The researchers examined consumer reactions to innovative products, like a car without visible wheels or a soft drink packaged in a strange way. In their experiments, some participants viewed advertisements for normal-looking products, whereas others saw extremely unusual products. Sometimes the ads for the unusual items were alongside similar products and other times they were alongside completely unrelated products.

“Our results show that women are better than men at figuring out an extremely unusual product, as long as the product is promoted among competing products,” the authors write. For example, female participants understood that a car without visible wheels was a car if the ad appeared in a magazine with other car ads, while men had trouble.

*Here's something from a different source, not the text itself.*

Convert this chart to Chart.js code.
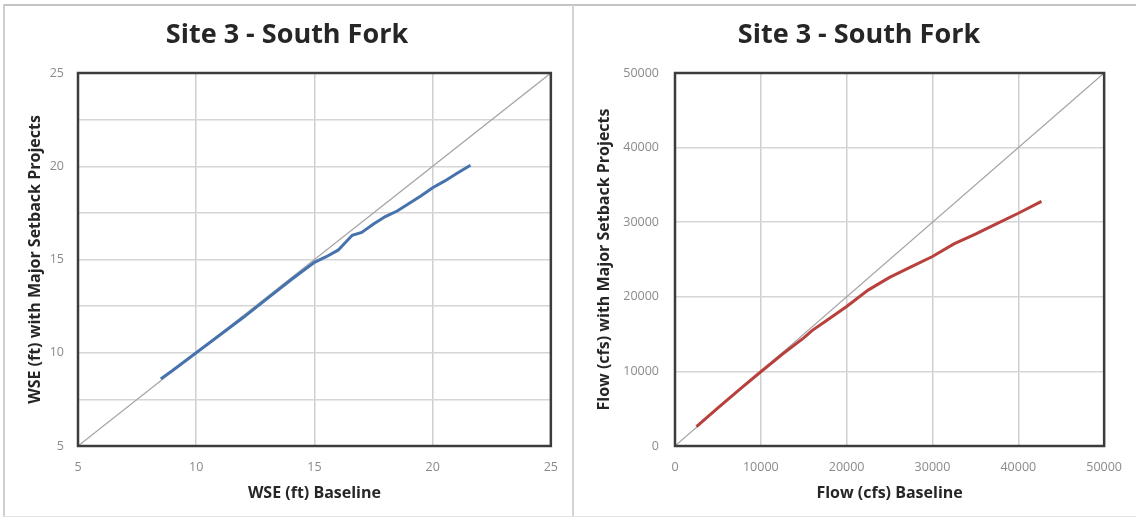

Perhaps not surprisingly, once the women figured out what the products were, they liked them more. But here’s the catch: When women used the other ads to identify the unusual products, they had trouble accurately remembering the claims within the ads. “Women, as compared to men, are more likely to mix in claims from ads for competing products when they are using those products to make sense of an unusual product,” the authors write. This confusion only happened with the female participants.

“There are dramatic differences in how males and females process the advertising context,” the authors write. “Consumers—female consumers in particular—may be able to understand greater levels of visual incongruity than traditionally thought. For example, women in a cell-phone store should be better able to use store context to understand a radical new cell phone than would women in an electronics store.”